1.1         Originals as signed, or copies of originals showing signatures and identified to us as true copies of originals as signed, of the following documents, each dated as of even date herewith:
 
(a)           The Purchase Agreement dated January 30, 2009;
 
(b)           The Registration Statement including the Prospectus;
 
 
 

 
Guaranty Federal Bancshares, Inc.
August 3, 2012
Page 2
 
 
 
(c)
The resolutions adopted by the Company’s Board of Directors on January 28, 2009 to approve, among other things, the Purchase Agreement and to establish the terms, designation, issuance and sale of the Series A Preferred Shares, as certified in the “Secretary’s Certificate” as hereinafter defined;
 
 
(d)
The resolutions adopted by the Company’s Board of Directors by Unanimous Written Consent effective August 2, 2012 to approve the Registration Statement and the execution and filing thereof, as certified in the Secretary’s Certificate; and
 
 
(e)
The Certificate of the Secretary of Guaranty Federal Bancshares, Inc. (the “Secretary’s Certificate”).
 
Section 1.2            We have also examined:
 
 
(a)
The Restated Certificate of Incorporation of the Company filed with the Secretary of State of Delaware on December 9, 1997, as certified by the Secretary of State of Delaware dated July 30, 2012;
 
 
(b)
The Certificate of Designations of the Company filed with the Secretary of State of Delaware on January 28, 2009 as certified by the Secretary of State of Delaware dated July 30, 2012;
 
 
(c)
The Bylaws of the Company as amended November 29, 2007 and certified by the corporate Secretary of the Company in the Secretary’s Certificate; and
 
 
(d)
The Certificate of Good Standing issued by the Secretary of State of Delaware dated July 30, 2012 (the “Good Standing Certificate”).
 
The documents referenced in Section 1 are referred to collectively hereinafter as the “Documents” and the Documents referred to in Section 1.2(a), 1.2(b) and 1.2(d) are referred to collectively as the “Public Documents.”
 
Section 2.            Based on the foregoing and in reliance thereon and on the assumptions set forth herein, we are of the opinion that the issuance and sale of the Series A Preferred Shares by the Company are duly authorized by the Company, and the Series A Preferred Shares are validly issued, fully paid and non-assessable.
 
Section 3.           We have assumed for purposes of this opinion that:  (a) the Documents submitted to us as originals are authentic and the Documents submitted to us as copies conform to the originals; (b) any certifications dated prior to the date hereof remain true as of the date hereof; and (c) each Public Document is accurate, complete and authentic and all official public records are accurate and complete.
 
 
 

 
Guaranty Federal Bancshares, Inc.
August 3, 2012
Page 3
 
 
Section 4.             We express no opinion as to any laws other than the General Corporation Law of the State of Delaware.
 
Section 5.             We hereby consent to the filing of this opinion with the Commission as Exhibit 5.1 to the Registration Statement.
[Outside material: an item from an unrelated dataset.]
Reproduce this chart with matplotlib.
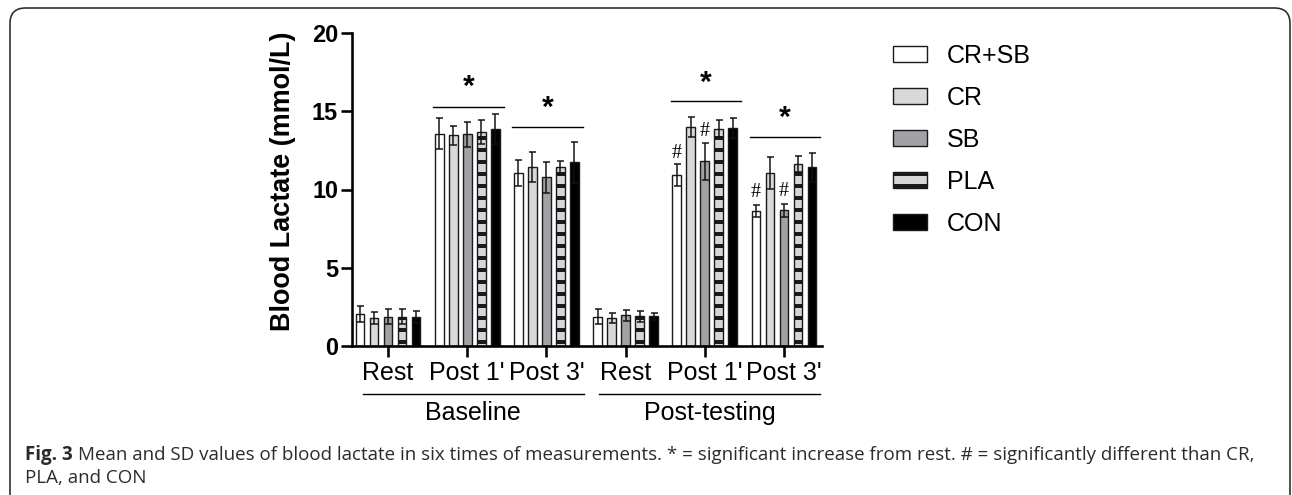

We also hereby consent to the use of our name under the heading “Legal Matters” in the Prospectus which forms a part of the Registration Statement. In giving this consent, we do not thereby admit that we are within the category of persons whose consent is required under Section 7 of the Securities Act or the rules and regulations of the Commission promulgated thereunder. This opinion is expressed as of the date hereof and we disclaim any undertaking to advise you of any subsequent changes in the facts stated or assumed herein or of any subsequent changes in applicable laws.